RECORDS FOR PROCESSING >>
☆ ☆ ☆ ☆ ☆
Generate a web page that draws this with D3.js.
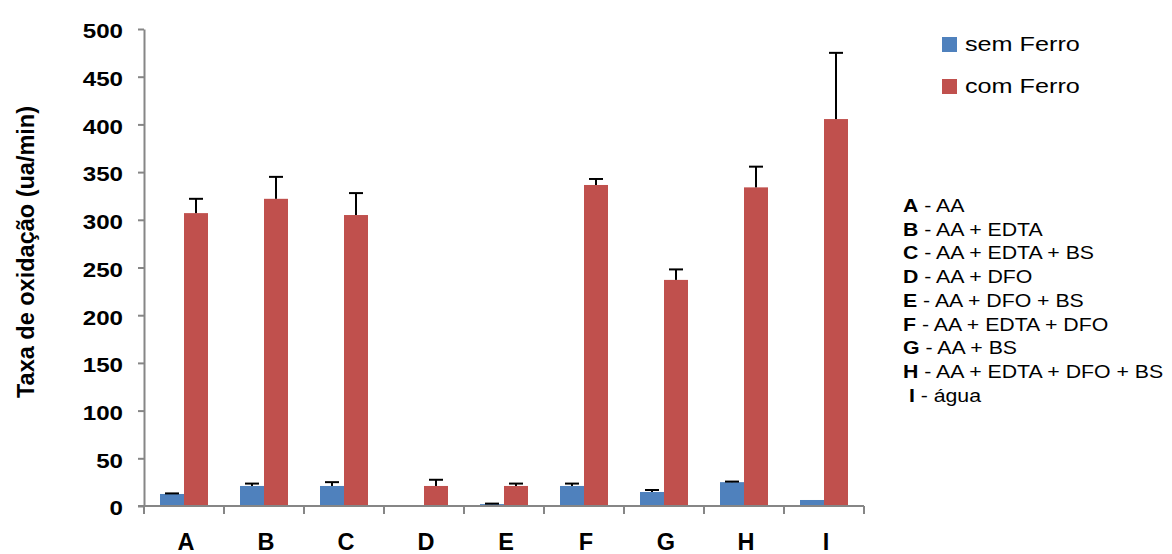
<!DOCTYPE html>
<html>
<head>
<meta charset="utf-8">
<script src="https://cdn.jsdelivr.net/npm/d3@7"></script>
<style>
  body { margin: 0; background: #fff; }
  svg { font-family: "Liberation Sans", Arial, sans-serif; }
</style>
</head>
<body>
<svg id="chart" width="1172" height="554"></svg>
<script>
// data
var categories = ["A", "B", "C", "D", "E", "F", "G", "H", "I"];
var seriesNames = ["sem Ferro", "com Ferro"];
var semFerro = [12.6, 21, 21, 0, 2, 21, 14.7, 25, 6.3];
var semFerroErr = [0.6, 2.5, 4, 0, 0.5, 2.5, 2.1, 0.6, 0];
var comFerro = [307, 322, 305, 21, 21, 336.5, 237, 334, 405.6];
var comFerroErr = [15, 23, 23, 6.5, 2.5, 6.3, 11, 21.7, 69.4];
var yTicks = [0, 50, 100, 150, 200, 250, 300, 350, 400, 450, 500];
var notes = [
    ["A", " - AA"],
    ["B", " - AA + EDTA"],
    ["C", " - AA + EDTA + BS"],
    ["D", " - AA + DFO"],
    ["E", " - AA + DFO + BS"],
    ["F", " - AA + EDTA + DFO"],
    ["G", " - AA + BS"],
    ["H", " - AA + EDTA + DFO + BS"],
    [" I", " - água"]
];

var colors = ["#4F81BD", "#C0504D"];
var axisColor = "#868686";
// text in the original looks a bit wider than plain Arial
var stretch = 1.15;

var svg = d3.select("#chart");

var x = d3.scaleBand()
    .domain(categories)
    .range([144, 864])
    .padding(0);

var x1 = d3.scaleBand()
    .domain(seriesNames)
    .range([0, x.bandwidth()])
    .paddingInner(0)
    .paddingOuter(0.667);

var y = d3.scaleLinear()
    .domain([0, 500])
    .range([506, 29]);

// build rows for drawing
var rows = [];
categories.forEach(function(c, i) {
    rows.push({ cat: c, s: 0, v: semFerro[i], e: semFerroErr[i] });
    rows.push({ cat: c, s: 1, v: comFerro[i], e: comFerroErr[i] });
});

function barMid(d) {
    return x(d.cat) + x1(seriesNames[d.s]) + x1.bandwidth() / 2;
}

// bars
svg.append("g")
    .selectAll("rect")
    .data(rows)
    .enter()
    .append("rect")
    .attr("x", function(d) { return x(d.cat) + x1(seriesNames[d.s]); })
    .attr("y", function(d) { return y(d.v); })
    .attr("width", x1.bandwidth())
    .attr("height", function(d) { return y(0) - y(d.v); })
    .attr("fill", function(d) { return colors[d.s]; });

// error bars (upper only)
var errs = svg.append("g")
    .selectAll("g")
    .data(rows.filter(function(d) { return d.e > 0; }))
    .enter()
    .append("g")
    .attr("stroke", "#000")
    .attr("stroke-width", 2);

errs.append("line")
    .attr("x1", barMid)
    .attr("x2", barMid)
    .attr("y1", function(d) { return y(d.v); })
    .attr("y2", function(d) { return y(d.v + d.e); });

errs.append("line")
    .attr("x1", function(d) { return barMid(d) - 7; })
    .attr("x2", function(d) { return barMid(d) + 7; })
    .attr("y1", function(d) { return y(d.v + d.e); })
    .attr("y2", function(d) { return y(d.v + d.e); });

// y axis
var yAxis = d3.axisLeft(y)
    .tickValues(yTicks)
    .tickSize(6)
    .tickSizeOuter(0);

var gy = svg.append("g")
    .attr("transform", "translate(144,0)")
    .call(yAxis);
gy.select(".domain").attr("stroke", axisColor).attr("stroke-width", 2);
gy.selectAll(".tick line").attr("stroke", axisColor).attr("stroke-width", 2);
gy.selectAll(".tick text")
    .attr("fill", "#000")
    .attr("x", -21 / stretch)
    .attr("dy", "0.42em")
    .attr("transform", "scale(" + stretch + ",1)")
    .style("font-size", "21px")
    .style("font-weight", "bold")
    .style("font-family", "'Liberation Sans', Arial, sans-serif");

// x axis: category boundaries get the ticks
var gx = svg.append("g").attr("transform", "translate(0,506)");
gx.append("line")
    .attr("x1", 138).attr("x2", 864)
    .attr("stroke", axisColor).attr("stroke-width", 2);
gx.selectAll(".xtick")
    .data(categories.concat(["end"]))
    .enter()
    .append("line")
    .attr("x1", function(d, i) { return i < categories.length ? x(d) : x.range()[1]; })
    .attr("x2", function(d, i) { return i < categories.length ? x(d) : x.range()[1]; })
    .attr("y1", 0).attr("y2", 8)
    .attr("stroke", axisColor).attr("stroke-width", 2);
gx.selectAll(".xlabel")
    .data(categories)
    .enter()
    .append("text")
    .attr("x", function(d) { return x(d) + x.bandwidth() / 2 + 2; })
    .attr("y", 44)
    .attr("text-anchor", "middle")
    .style("font-size", "23.5px")
    .style("font-weight", "bold")
    .text(function(d) { return d; });

// y title
svg.append("text")
    .attr("transform", "translate(34,252) rotate(-90)")
    .attr("text-anchor", "middle")
    .style("font-size", "23.5px")
    .style("font-weight", "bold")
    .text("Taxa de oxidação (ua/min)");

// legend
var legend = svg.append("g")
    .selectAll("g")
    .data(seriesNames)
    .enter()
    .append("g")
    .attr("transform", function(d, i) { return "translate(942," + (37 + i * 42) + ")"; });
legend.append("rect")
    .attr("width", 15).attr("height", 15)
    .attr("fill", function(d, i) { return colors[i]; });
legend.append("text")
    .attr("transform", "translate(23,14) scale(1.2,1)")
    .style("font-size", "21px")
    .text(function(d) { return d; });

// annotation list
var noteText = svg.append("g")
    .selectAll("text")
    .data(notes)
    .enter()
    .append("text")
    .attr("transform", function(d, i) {
        return "translate(903," + (212 + i * 23.7) + ") scale(" + stretch + ",1)";
    })
    .style("font-size", "18.5px")
    .attr("xml:space", "preserve");
noteText.append("tspan")
    .style("font-weight", "bold")
    .text(function(d) { return d[0]; });
noteText.append("tspan")
    .text(function(d) { return d[1]; });
</script>
</body>
</html>
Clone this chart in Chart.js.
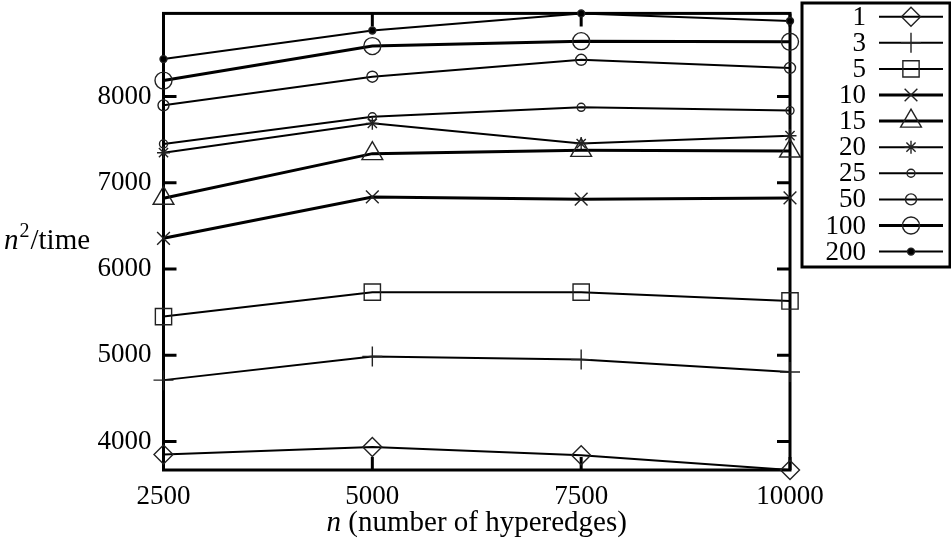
<!DOCTYPE html>
<html><head><meta charset="utf-8">
<script src="https://cdn.jsdelivr.net/npm/chart.js@4/dist/chart.umd.min.js"></script>
<style>html,body{margin:0;padding:0;background:#fff}#wrap{width:951px;height:552px;position:relative}canvas{display:block}</style>
</head><body><div id="wrap"><canvas id="c" width="951" height="552"></canvas></div>
<script>
// ---- data ----
const nValues = [2500, 5000, 7500, 10000];
const seriesLabels = ['1', '3', '5', '10', '15', '20', '25', '50', '100', '200'];
const s1   = [3850, 3937, 3842, 3670];
const s3   = [4712, 4987, 4950, 4806];
const s5   = [5449, 5732, 5732, 5630];
const s10  = [6356, 6836, 6810, 6824];
const s15  = [6820, 7338, 7376, 7368];
const s20  = [7349, 7689, 7455, 7546];
const s25  = [7451, 7765, 7875, 7837];
const s50  = [7898, 8230, 8426, 8332];
const s100 = [8185, 8585, 8642, 8635];
const s200 = [8434, 8766, 8964, 8876];
const xTicks = [2500, 5000, 7500, 10000];
const yTicks = [4000, 5000, 6000, 7000, 8000];
const xTitle = ['n', ' (number of hyperedges)'];
const yTitle = ['n', '2', '/time'];

const allSeries = [s1, s3, s5, s10, s15, s20, s25, s50, s100, s200];
const yMin = Math.min(...allSeries.flat());
const yMax = Math.max(...allSeries.flat());

// ---- styles ----
const FONT = '"Liberation Serif", "DejaVu Serif", serif';
const FS = 27;
const TFS = 29;
const styles = [
  {ps: 'rectRot', r: 9.5, w: 2},
  {ps: 'cross', r: 10, w: 2},
  {ps: 'rect', r: 11.5, w: 2},
  {ps: 'crossRot', r: 9, w: 3},
  {ps: 'triangle', r: 12, w: 3},
  {ps: 'star', r: 6.5, w: 2},
  {ps: 'circle', r: 4, w: 2},
  {ps: 'circle', r: 5.5, w: 2},
  {ps: 'circle', r: 8.5, w: 3},
  {ps: 'circle', r: 3.5, w: 2, fill: true}
];

const datasets = allSeries.map((vals, i) => ({
  label: seriesLabels[i],
  data: nValues.map((x, j) => ({x: x, y: vals[j]})),
  borderColor: '#000',
  borderWidth: styles[i].w,
  pointStyle: styles[i].ps,
  pointRadius: styles[i].r,
  pointHoverRadius: styles[i].r,
  pointBorderColor: '#222',
  pointBorderWidth: 1.4,
  pointBackgroundColor: styles[i].fill ? '#000' : 'rgba(0,0,0,0)',
  tension: 0,
  clip: false
}));

const decor = {
  id: 'decor',
  beforeDatasetsDraw(chart) {
    const {ctx, chartArea: a, scales: {x, y}} = chart;
    ctx.save();
    ctx.strokeStyle = '#000';
    ctx.lineWidth = 3;
    ctx.strokeRect(a.left, a.top, a.right - a.left, a.bottom - a.top);
    const TL = 13;
    ctx.beginPath();
    yTicks.forEach(v => {
      const py = y.getPixelForValue(v);
      ctx.moveTo(a.left, py); ctx.lineTo(a.left + TL, py);
      ctx.moveTo(a.right, py); ctx.lineTo(a.right - TL, py);
    });
    xTicks.forEach(v => {
      const px = x.getPixelForValue(v);
      ctx.moveTo(px, a.bottom); ctx.lineTo(px, a.bottom - TL);
      ctx.moveTo(px, a.top); ctx.lineTo(px, a.top + TL);
    });
    ctx.stroke();
    ctx.restore();
  },
  afterDraw(chart) {
    const {ctx, chartArea: a} = chart;
    ctx.save();
    ctx.fillStyle = '#000';
    ctx.textBaseline = 'alphabetic';
    // y title
    let xx = 4, by = 249;
    ctx.font = 'italic ' + TFS + 'px ' + FONT;
    ctx.fillText(yTitle[0], xx, by); xx += ctx.measureText(yTitle[0]).width + 1;
    ctx.font = '20px ' + FONT;
    ctx.fillText(yTitle[1], xx, by - 12); xx += ctx.measureText(yTitle[1]).width + 1;
    ctx.font = TFS + 'px ' + FONT;
    ctx.fillText(yTitle[2], xx, by);
    // x title
    ctx.font = 'italic ' + TFS + 'px ' + FONT;
    const w0 = ctx.measureText(xTitle[0]).width;
    ctx.font = TFS + 'px ' + FONT;
    const w1 = ctx.measureText(xTitle[1]).width;
    let sx = (a.left + a.right) / 2 - (w0 + w1) / 2;
    const bx = 531;
    ctx.font = 'italic ' + TFS + 'px ' + FONT;
    ctx.fillText(xTitle[0], sx, bx);
    ctx.font = TFS + 'px ' + FONT;
    ctx.fillText(xTitle[1], sx + w0, bx);
    // legend
    const L = {x0: 802, y0: 3, x1: 950, y1: 267};
    ctx.fillStyle = '#fff';
    ctx.fillRect(L.x0, L.y0, L.x1 - L.x0, L.y1 - L.y0);
    ctx.strokeStyle = '#000';
    ctx.lineWidth = 3;
    ctx.strokeRect(L.x0, L.y0, L.x1 - L.x0, L.y1 - L.y0);
    ctx.fillStyle = '#000';
    ctx.textAlign = 'right';
    ctx.textBaseline = 'middle';
    ctx.font = FS + 'px ' + FONT;
    chart.data.datasets.forEach((ds, i) => {
      const cy = 16.7 + i * 26.1;
      ctx.fillText(ds.label, 866, cy + 1);
      ctx.beginPath();
      ctx.lineWidth = ds.borderWidth;
      ctx.strokeStyle = '#000';
      ctx.moveTo(879, cy); ctx.lineTo(943, cy);
      ctx.stroke();
      ctx.lineWidth = ds.pointBorderWidth;
      ctx.strokeStyle = ds.pointBorderColor;
      ctx.fillStyle = ds.pointBackgroundColor;
      Chart.helpers.drawPoint(ctx, {pointStyle: ds.pointStyle, radius: ds.pointRadius, rotation: 0, borderWidth: ds.pointBorderWidth}, 911, cy);
      ctx.fillStyle = '#000';
    });
    ctx.restore();
  }
};

new Chart(document.getElementById('c'), {
  type: 'line',
  data: {datasets},
  options: {
    responsive: false,
    animation: false,
    events: [],
    layout: {padding: {top: 3, right: 161, left: 0, bottom: 0}},
    plugins: {legend: {display: false}, tooltip: {enabled: false}},
    scales: {
      x: {
        type: 'linear', min: nValues[0], max: nValues[nValues.length - 1],
        afterBuildTicks: s => { s.ticks = xTicks.map(v => ({value: v})); },
        grid: {display: false, drawTicks: false},
        border: {display: false},
        ticks: {color: '#000', font: {family: FONT, size: FS}, padding: 11, maxRotation: 0, autoSkip: false, callback: v => String(v)},
        afterFit: s => { s.height = 82; s.paddingLeft = 0; s.paddingRight = 0; }
      },
      y: {
        type: 'linear', min: yMin, max: yMax,
        afterBuildTicks: s => { s.ticks = yTicks.map(v => ({value: v})); },
        grid: {display: false, drawTicks: false},
        border: {display: false},
        ticks: {color: '#000', font: {family: FONT, size: FS}, padding: 12, autoSkip: false, callback: v => String(v)},
        afterFit: s => { s.width = 163.5; s.paddingTop = 0; s.paddingBottom = 0; }
      }
    }
  },
  plugins: [decor]
});
</script></body></html>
☆ ☆ ☆ ☆ ☆
WHAT IS REQUIRED >> Check each line of the records above for the word "this", then give the number of lines that have it, with no other words.

EXERCISE RESULT >> 2